ArabicLAWLLM / README.md
ghostai1's picture
Update README.md
209a1de verified
---
title: ArabicLAWLLM
emoji: 🐢
colorFrom: gray
colorTo: pink
sdk: gradio
sdk_version: 5.29.0
app_file: app.py
pinned: false
license: mit
short_description: Arabic LAW RAG custom
---
Check out the configuration reference at https://huggingface.co/docs/hub/spaces-config-reference
Arabic Legal Demo: NER & RAG
A rough client demo for Arabic law, extracting legal entities and generating insights using NAMAA-Space/gliner_arabic-v2.1 and Qwen/QwQ-32B in a Retrieval-Augmented Generation (RAG) pipeline. Deployed as a Gradio app in a Hugging Face Space, optimized for NVIDIA H200 GPU.
Features
NER: Extracts entities (e.g., person, law) from Arabic legal texts using GLiNER.

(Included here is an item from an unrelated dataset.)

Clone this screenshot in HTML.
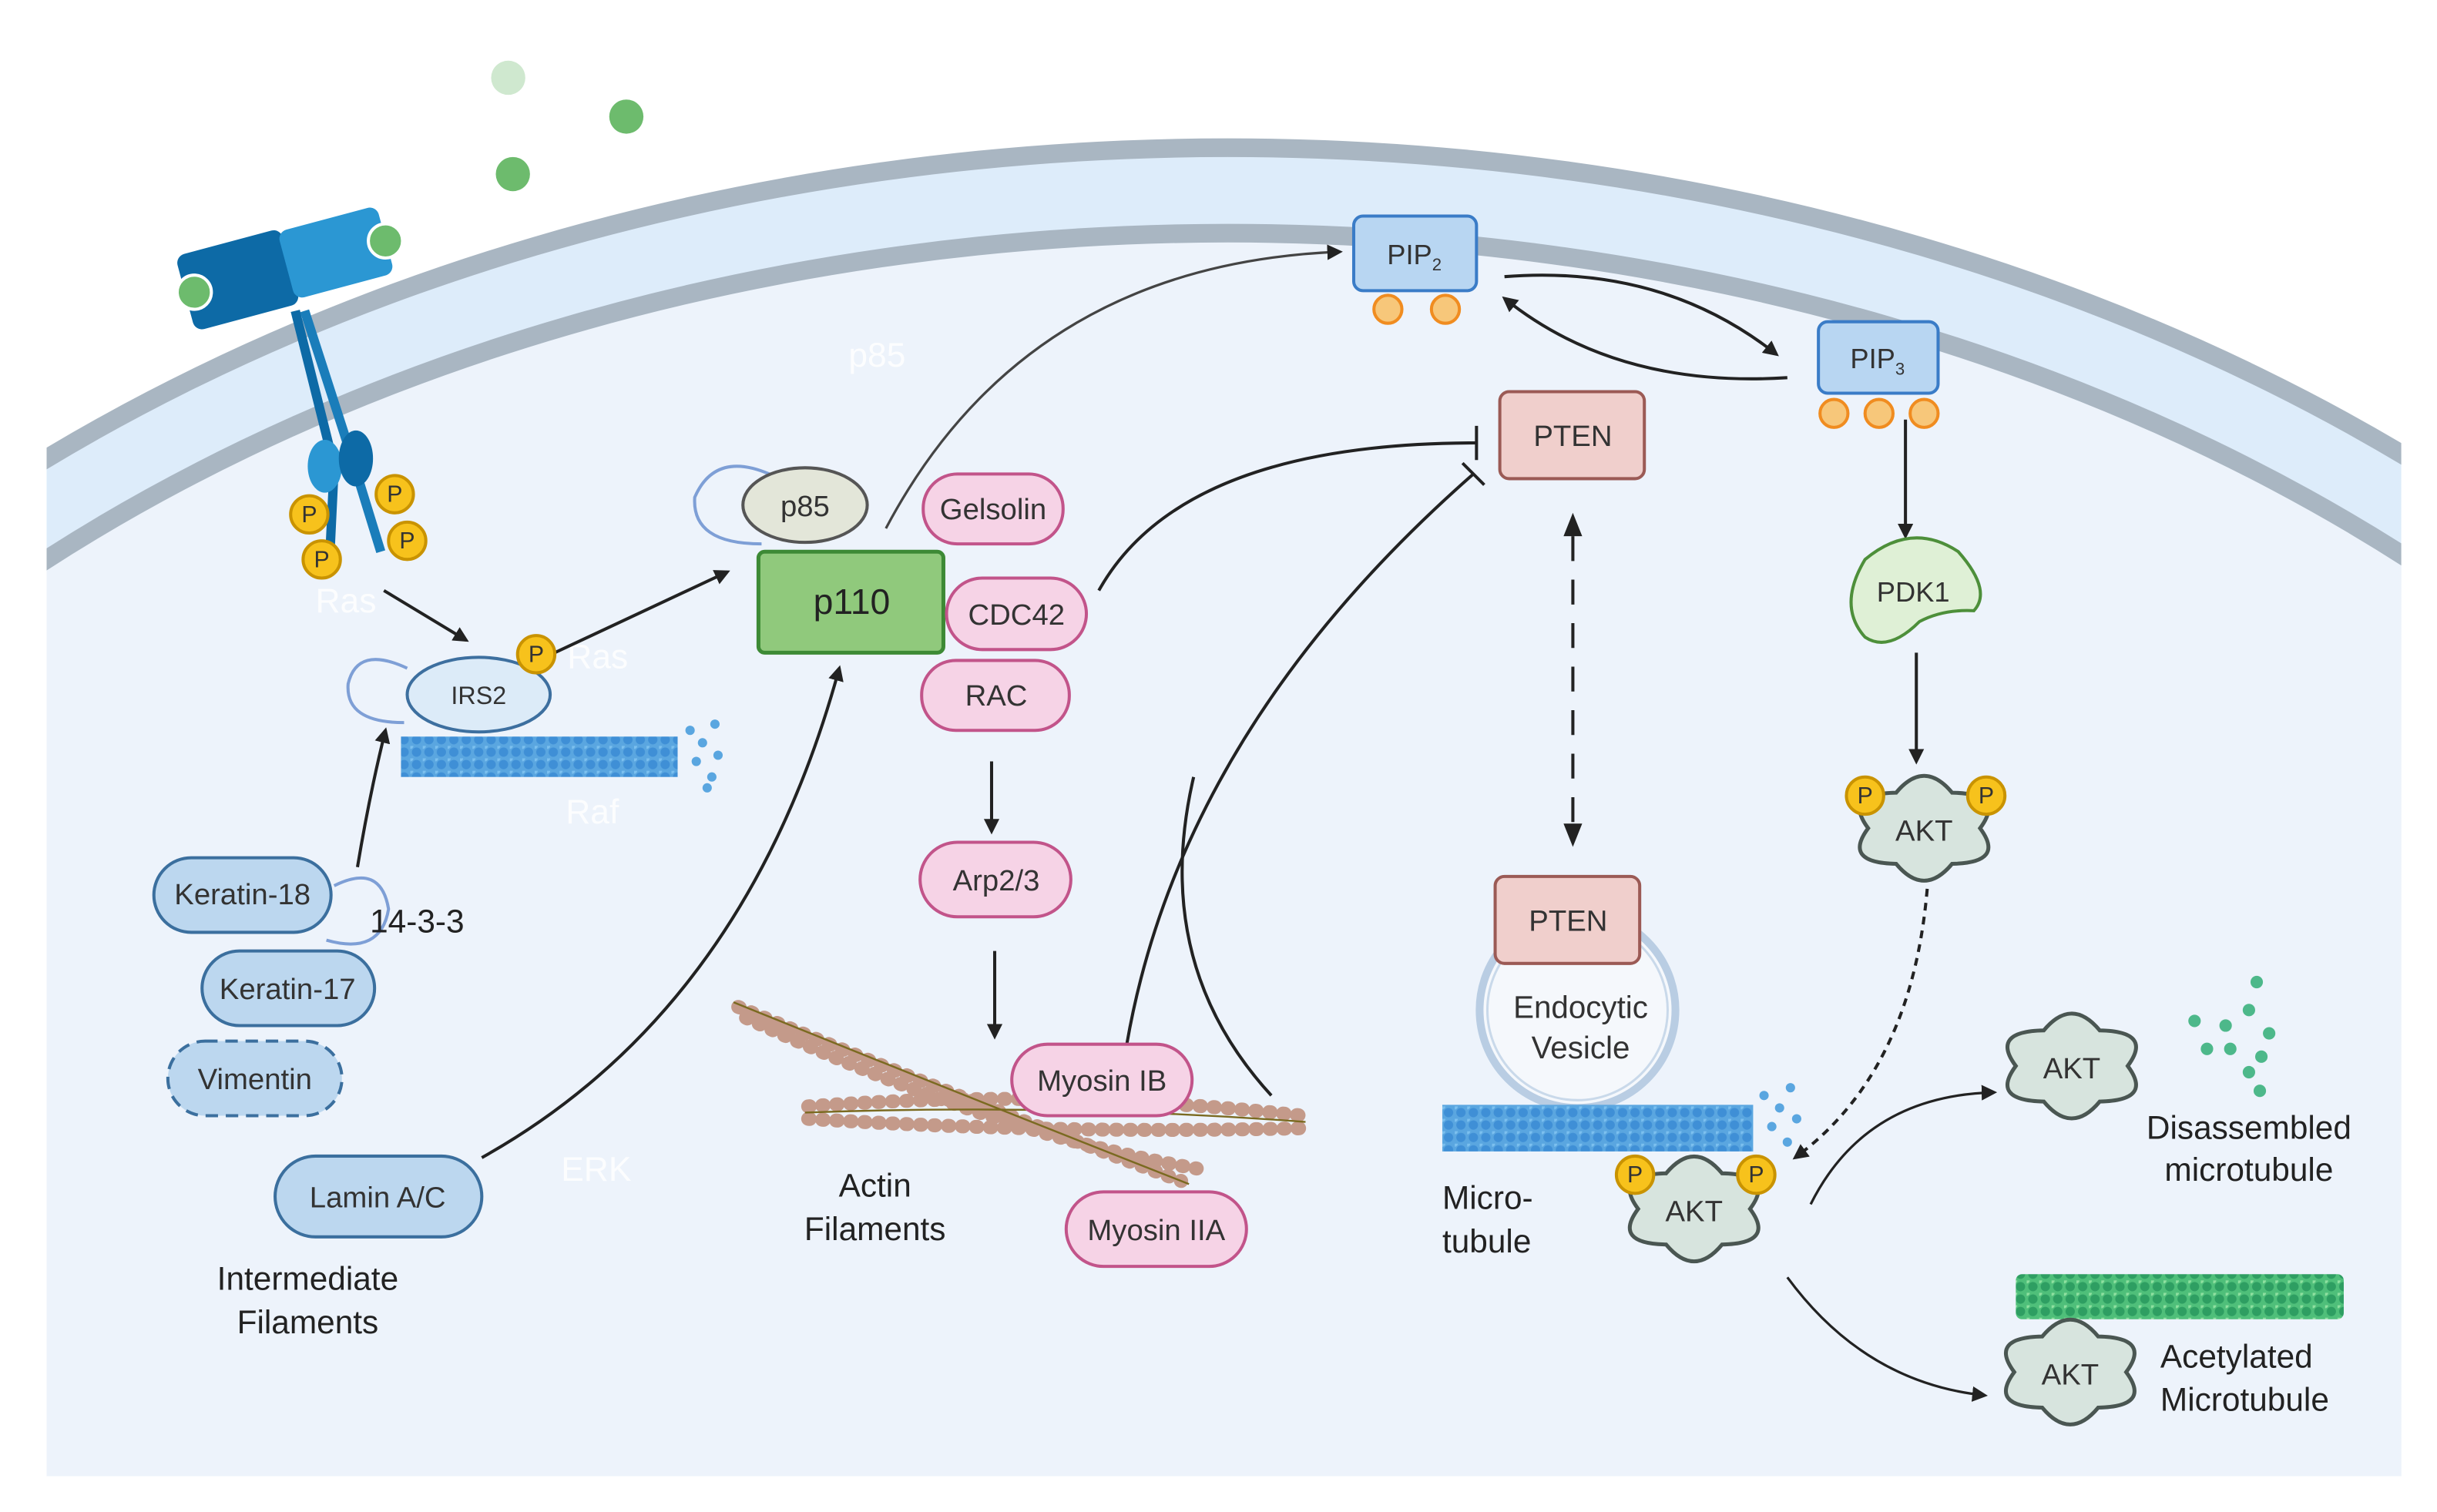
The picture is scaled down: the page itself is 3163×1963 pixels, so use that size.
<!DOCTYPE html>
<html><head><meta charset="utf-8"><style>html,body{margin:0;padding:0;background:#fff;width:3163px;height:1963px;overflow:hidden}svg{display:block}</style></head>
<body>
<svg width="3163" height="1963" viewBox="0 0 1568 973" xmlns="http://www.w3.org/2000/svg" font-family="Liberation Sans, sans-serif">
<defs>
<clipPath id="cell"><rect x="30" y="0" width="1515" height="950"/></clipPath>
<marker id="ar" markerWidth="10" markerHeight="10" refX="8" refY="5" orient="auto" markerUnits="userSpaceOnUse"><path d="M0,0 L10,5 L0,10 Z" fill="#222"/></marker>
<pattern id="mt" width="8" height="8" patternUnits="userSpaceOnUse"><rect width="8" height="8" fill="#5aa6e0"/><circle cx="4" cy="4" r="3" fill="#3f8fd6"/><circle cx="0" cy="0" r="2" fill="#7cc0ef"/></pattern>
<pattern id="gt" width="8" height="8" patternUnits="userSpaceOnUse"><rect width="8" height="8" fill="#4fbf7a"/><circle cx="4" cy="4" r="3" fill="#2e9e62"/><circle cx="0" cy="0" r="2" fill="#8fe0a0"/></pattern>
<g id="akt"><path d="M36,0 Q52.6,22.3 18,22.9 Q0,44.6 -18,22.9 Q-52.6,22.3 -36,0 Q-52.6,-22.3 -18,-22.9 Q0,-44.6 18,-22.9 Q52.6,-22.3 36,0Z" fill="#d7e4de" stroke="#4a5652" stroke-width="2.5"/></g>
<g id="pp"><circle r="12" fill="#f7c21c" stroke="#c99300" stroke-width="2"/></g>
</defs>
<g clip-path="url(#cell)">
<ellipse cx="790" cy="1000" rx="1212" ry="905" fill="#ddecfa"/>
<ellipse cx="790" cy="1000" rx="1212" ry="905" fill="none" stroke="#a9b6c2" stroke-width="12"/>
<ellipse cx="790" cy="1000" rx="1155" ry="850" fill="#edf3fb" stroke="#a9b6c2" stroke-width="12"/>
</g>
<rect x="30" y="600" width="1515" height="350" fill="#edf3fb"/>
<circle cx="327" cy="50" r="11" fill="#cfe8cf"/>
<circle cx="403" cy="75" r="11" fill="#6dbb6d"/>
<circle cx="330" cy="112" r="11" fill="#6dbb6d"/>
<g>
<rect x="118" y="155" width="70" height="50" rx="6" fill="#0d6aa6" transform="rotate(-15 153 180)"/>
<rect x="183" y="140" width="66" height="45" rx="6" fill="#2b97d3" transform="rotate(-15 216 162)"/>
<circle cx="125" cy="188" r="11" fill="#6dbb6d" stroke="#fff" stroke-width="2"/>
<circle cx="248" cy="155" r="11" fill="#6dbb6d" stroke="#fff" stroke-width="2"/>
<path d="M190,200 L215,300 L212,362" stroke="#0d6aa6" stroke-width="6" fill="none"/>
<path d="M196,200 L225,290 L245,355" stroke="#1a7dba" stroke-width="6" fill="none"/>
<ellipse cx="209" cy="300" rx="11" ry="17" fill="#2b97d3"/>
<ellipse cx="229" cy="295" rx="11" ry="18" fill="#0d6aa6"/>
<use href="#pp" x="199" y="331"/><use href="#pp" x="254" y="318"/><use href="#pp" x="207" y="360"/><use href="#pp" x="262" y="348"/>
<g font-size="15" fill="#333" text-anchor="middle"><text x="199" y="336">P</text><text x="254" y="323">P</text><text x="207" y="365">P</text><text x="262" y="353">P</text></g>
</g>
<g fill="#ffffff" font-size="22" opacity="0.85"><text x="546" y="236">p85</text><text x="203" y="394">Ras</text><text x="365" y="430">Ras</text><text x="364" y="530">Raf</text><text x="361" y="760">ERK</text></g>
<g stroke="#222" stroke-width="2" fill="none" marker-end="url(#ar)">
<line x1="247" y1="380" x2="300" y2="412"/>
<line x1="357" y1="420" x2="468" y2="368"/>
<path d="M230,558 Q238,510 248,470"/>
<path d="M310,745 Q480,650 540,430"/>
<path d="M570,340 Q660,170 862,162" stroke="#444" stroke-width="1.6"/>
<line x1="638" y1="490" x2="638" y2="535"/>
<line x1="640" y1="612" x2="640" y2="667"/>
<path d="M968,178 Q1070,170 1143,228"/>
<path d="M1150,243 Q1040,250 968,192"/>
<line x1="1226" y1="270" x2="1226" y2="345"/>
<line x1="1233" y1="420" x2="1233" y2="490"/>
<path d="M1240,572 Q1230,690 1155,745" stroke-dasharray="5,4"/>
<path d="M1165,775 Q1200,705 1283,703" stroke-width="1.6"/>
<path d="M1150,822 Q1200,890 1277,898" stroke-width="1.6"/>
</g>
<g stroke="#222" stroke-width="2" fill="none">
<path d="M707,380 Q760,285 950,285"/><line x1="950" y1="274" x2="950" y2="296"/>
<path d="M725,672 Q760,470 948,305"/><line x1="941" y1="298" x2="955" y2="312"/>
<path d="M818,705 Q740,620 768,500"/>
<line x1="1012" y1="345" x2="1012" y2="530" stroke-dasharray="16,12"/>
</g>
<path d="M1012,330 L1006,345 L1018,345Z M1012,545 L1006,530 L1018,530Z" fill="#222"/>
<path d="M262,430 Q230,415 224,440 Q222,465 260,465" fill="none" stroke="#7e9fd6" stroke-width="2"/>
<rect x="258" y="474" width="178" height="26" fill="url(#mt)"/>
<g fill="#5aa6e0"><circle cx="444" cy="470" r="3"/><circle cx="452" cy="478" r="3"/><circle cx="460" cy="466" r="3"/><circle cx="448" cy="490" r="3"/><circle cx="458" cy="500" r="3"/><circle cx="462" cy="486" r="3"/><circle cx="455" cy="507" r="3"/></g>
<ellipse cx="308" cy="447" rx="46" ry="24" fill="#dcebf8" stroke="#3d6f9f" stroke-width="2"/>
<text x="308" y="453" font-size="16" text-anchor="middle" fill="#333">IRS2</text>
<use href="#pp" x="345" y="421"/><text x="345" y="426" font-size="15" text-anchor="middle" fill="#333">P</text>
<path d="M495,305 Q460,290 447,320 Q445,350 490,350" fill="none" stroke="#7e9fd6" stroke-width="2"/>
<ellipse cx="518" cy="325" rx="40" ry="24" fill="#e3e6d9" stroke="#555" stroke-width="2"/>
<text x="518" y="332" font-size="19" text-anchor="middle" fill="#333">p85</text>
<rect x="488" y="355" width="119" height="65" rx="4" fill="#90c97c" stroke="#3d8a35" stroke-width="2.5"/>
<text x="548" y="395" font-size="23" text-anchor="middle" fill="#222">p110</text>
<g stroke="#c49a8a" stroke-width="9" stroke-linecap="round" stroke-dasharray="1,8" fill="none">
<path d="M475,648 Q600,700 760,760"/><path d="M520,712 Q680,700 838,718"/><path d="M520,720 Q680,730 840,726"/><path d="M480,655 Q640,730 770,752"/>
</g>
<g stroke="#7a6a20" stroke-width="1.2" fill="none"><path d="M472,645 Q620,705 765,762"/><path d="M518,716 Q680,710 840,722"/></g>
<g fill="#f6d3e6" stroke="#c2548a" stroke-width="2">
<rect x="594" y="305" width="90" height="45" rx="22"/>
<rect x="609" y="372" width="90" height="46" rx="23"/>
<rect x="593" y="425" width="95" height="45" rx="22"/>
<rect x="592" y="542" width="97" height="48" rx="24"/>
<rect x="651" y="672" width="116" height="46" rx="23"/>
<rect x="686" y="767" width="116" height="48" rx="24"/>
</g>
<g font-size="19" text-anchor="middle" fill="#333">
<text x="639" y="334">Gelsolin</text><text x="654" y="402">CDC42</text><text x="641" y="454">RAC</text><text x="641" y="573">Arp2/3</text><text x="709" y="702">Myosin IB</text><text x="744" y="798">Myosin IIA</text>
</g>
<text x="563" y="770" font-size="21" text-anchor="middle" fill="#222">Actin</text>
<text x="563" y="798" font-size="21" text-anchor="middle" fill="#222">Filaments</text>
<path d="M215,570 Q245,555 250,585 Q245,615 210,605" fill="none" stroke="#7e9fd6" stroke-width="2"/>
<g fill="#bcd7ef" stroke="#3b6f9e" stroke-width="2">
<rect x="99" y="552" width="114" height="48" rx="24"/>
<rect x="130" y="612" width="111" height="48" rx="24"/>
<rect x="108" y="670" width="112" height="48" rx="24" stroke-dasharray="8,5"/>
<rect x="177" y="744" width="133" height="52" rx="26"/>
</g>
<g font-size="19" text-anchor="middle" fill="#333">
<text x="156" y="582">Keratin-18</text><text x="185" y="643">Keratin-17</text><text x="164" y="701">Vimentin</text><text x="243" y="777">Lamin A/C</text>
</g>
<text x="238" y="600" font-size="21" fill="#222">14-3-3</text>
<text x="198" y="830" font-size="21" text-anchor="middle" fill="#222">Intermediate</text>
<text x="198" y="858" font-size="21" text-anchor="middle" fill="#222">Filaments</text>
<g fill="#f7c77a" stroke="#f08c20" stroke-width="2">
<circle cx="893" cy="199" r="9"/><circle cx="930" cy="199" r="9"/>
<circle cx="1180" cy="266" r="9"/><circle cx="1209" cy="266" r="9"/><circle cx="1238" cy="266" r="9"/>
</g>
<rect x="871" y="139" width="79" height="48" rx="6" fill="#b8d6f2" stroke="#3a7cc7" stroke-width="2"/>
<rect x="1170" y="207" width="77" height="46" rx="6" fill="#b8d6f2" stroke="#3a7cc7" stroke-width="2"/>
<text x="910" y="170" font-size="18" text-anchor="middle" fill="#333">PIP<tspan font-size="11" dy="4">2</tspan></text>
<text x="1208" y="237" font-size="18" text-anchor="middle" fill="#333">PIP<tspan font-size="11" dy="4">3</tspan></text>
<rect x="965" y="252" width="93" height="56" rx="6" fill="#f0cfcc" stroke="#9b5a55" stroke-width="2"/>
<text x="1012" y="287" font-size="19" text-anchor="middle" fill="#333">PTEN</text>
<circle cx="1015" cy="650" r="63" fill="#f5f8fc" stroke="#b9cde3" stroke-width="5"/>
<circle cx="1015" cy="650" r="58" fill="none" stroke="#c9d9ea" stroke-width="1.5"/>
<rect x="962" y="564" width="93" height="56" rx="6" fill="#f0cfcc" stroke="#9b5a55" stroke-width="2"/>
<text x="1009" y="599" font-size="19" text-anchor="middle" fill="#333">PTEN</text>
<text x="1017" y="655" font-size="20" text-anchor="middle" fill="#333">Endocytic</text>
<text x="1017" y="681" font-size="20" text-anchor="middle" fill="#333">Vesicle</text>
<rect x="928" y="711" width="200" height="30" fill="url(#mt)"/>
<g fill="#5aa6e0"><circle cx="1135" cy="705" r="3"/><circle cx="1145" cy="713" r="3"/><circle cx="1152" cy="700" r="3"/><circle cx="1140" cy="725" r="3"/><circle cx="1150" cy="735" r="3"/><circle cx="1156" cy="720" r="3"/></g>
<text x="928" y="778" font-size="21" fill="#222">Micro-</text>
<text x="928" y="806" font-size="21" fill="#222">tubule</text>
<path d="M1200,360 Q1230,335 1260,355 Q1282,380 1270,393 Q1250,392 1235,400 Q1215,420 1200,410 Q1182,390 1200,360Z" fill="#dff0d6" stroke="#4d8f3a" stroke-width="2"/>
<text x="1231" y="387" font-size="18" text-anchor="middle" fill="#333">PDK1</text>
<use href="#akt" x="1238" y="533"/><text x="1238" y="541" font-size="19" text-anchor="middle" fill="#333">AKT</text>
<use href="#pp" x="1200" y="512"/><use href="#pp" x="1278" y="512"/>
<text x="1200" y="517" font-size="15" text-anchor="middle" fill="#333">P</text><text x="1278" y="517" font-size="15" text-anchor="middle" fill="#333">P</text>
<use href="#akt" x="1090" y="778"/><text x="1090" y="786" font-size="19" text-anchor="middle" fill="#333">AKT</text>
<use href="#pp" x="1052" y="756"/><use href="#pp" x="1130" y="756"/>
<text x="1052" y="761" font-size="15" text-anchor="middle" fill="#333">P</text><text x="1130" y="761" font-size="15" text-anchor="middle" fill="#333">P</text>
<use href="#akt" x="1333" y="686"/><text x="1333" y="694" font-size="19" text-anchor="middle" fill="#333">AKT</text>
<g fill="#4db88a"><circle cx="1452" cy="632" r="4"/><circle cx="1412" cy="657" r="4"/><circle cx="1432" cy="660" r="4"/><circle cx="1447" cy="650" r="4"/><circle cx="1460" cy="665" r="4"/><circle cx="1420" cy="675" r="4"/><circle cx="1435" cy="675" r="4"/><circle cx="1455" cy="680" r="4"/><circle cx="1447" cy="690" r="4"/><circle cx="1454" cy="702" r="4"/></g>
<text x="1447" y="733" font-size="21" text-anchor="middle" fill="#222">Disassembled</text>
<text x="1447" y="760" font-size="21" text-anchor="middle" fill="#222">microtubule</text>
<rect x="1297" y="820" width="211" height="29" rx="4" fill="url(#gt)"/>
<use href="#akt" x="1332" y="883"/><text x="1332" y="891" font-size="19" text-anchor="middle" fill="#333">AKT</text>
<text x="1390" y="880" font-size="21" fill="#222">Acetylated</text>
<text x="1390" y="908" font-size="21" fill="#222">Microtubule</text>
</svg>
</body></html>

RAG: Retrieves relevant legal context from a mock corpus using FAISS and generates insights with QwQ-32B.
UI: Gradio interface for inputting text, specifying entity types, and viewing entities, context, and insights.
Setup
Hardware: NVIDIA H200 GPU (141GB VRAM) in a custom/enterprise Hugging Face Space.
Files:
app.py: Gradio app with RAG pipeline.
requirements.txt: Dependencies.
legal_corpus.json: Mock legal corpus (replace with real data).
Run: Push files to a Hugging Face Space and deploy.
Usage
Enter Arabic legal text (e.g., "المادة ١٠١ من نظام العمل...").
Specify entity types (e.g., "person,law").
Click "Analyze" to see extracted entities, retrieved context, and legal insight.
Notes
Replace legal_corpus.json with a real legal dataset (e.g., MoJ).
QwQ-32B uses 4-bit AWQ quantization for H200 efficiency.
For non-H200 Spaces (e.g., T4), disable QwQ-32B or use heavier quantization.